Rosa wrote off all this as tosh. For heaven’s sake the party of world socialism, the beacon of the future, could not hark back to a pre-capitalist cave! We have to look forward to a world in which humanity pools its social and productive abilities (cultural and linguistic identities must be protected); socialism means global accord. She would have campaigned against Brexit and stood for a Socialist United States of Europe to replace the EU.

Lenin was a strategist, Rosa a visionary. Though the difference seems philosophical there was a tactical side. In vast Russia the proletariat was a minority, the huge peasant mass plus small nations a majority. For revolution – ending Tsarist oppression of workers, peasants and minorities - an alliance with the peasantry and the small nations (national minorities) was imperative. Hence land to the peasant, RSD for the nations. It worked; unsurprisingly not a single minority nation (Finland was a special case) chose to leave the union; all joined the USSR.

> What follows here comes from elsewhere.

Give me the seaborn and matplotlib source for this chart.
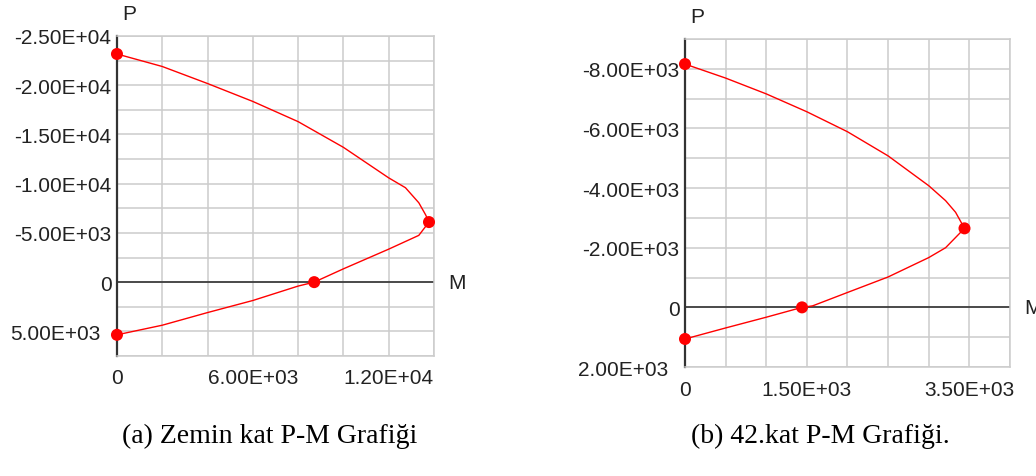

Tactical imperatives in Germany and occupied Poland were opposite to Russia. National unification, especially in Germany, was long complete. The task in the eyes of the German and Polish Social Democratic Parties and their famed leaders, Bebel, William Liebknecht and Rosa, was to go forward to a socialist order. Rosa in particular was adamant that Germany and her Poland are better off united. This crystal-clear vision was half a century before the European Union.

Political circumstances in Lanka pose both issues; national unification, that is reconciling all communities, and the challenges of development in a modern world. However, Lanka is at the stage where economic advancement to meet the needs of all peoples cannot advance without national unification – that is the lesson of a 30-year civil war. "Solving the national question" (to put in formula terms), the Leninist ring of fire, is what we must of necessity pass through before we can sight Rosa’s promised land.

We have an obstacle to surmount; the racism and atavism of Mahinda Rajapaksa’s bid for power; frontally, or from behind a facade. Feb 10 showed that about 60% of Sinhala-Buddhists (SB) identified electorally with MR and his double-agent Sirisena; the minorities rejected them tout court. On the other side were, say 35% of SB voters (more if you count UNPers who abstained ‘to teach Ranil a lesson’) and nearly 100% of all minority peoples. To cobble together an alliance to defeat an MR front-man at a presidential poll and secure an (at least) hung parliament is doable as all political actors are now alert. But this entails a conundrum; all the minorities plus a minority of the majority, defeating a majority of the majority. There is time enough to change this and secure a more even split of the majority community, but even otherwise the resulting state will be constitutionally lawful. It will also be politically stable if the government of the day is determined, committed to the categorical imperative of a plural nation and does not shrink. It will not work if it lacks an iron-will and pussy-foots, as it did in the last three years, trapping itself in the double-bind of playing both sides. Wonder whether Ranil, rid of the Sirisena pestilence, can show nerve on this last chance?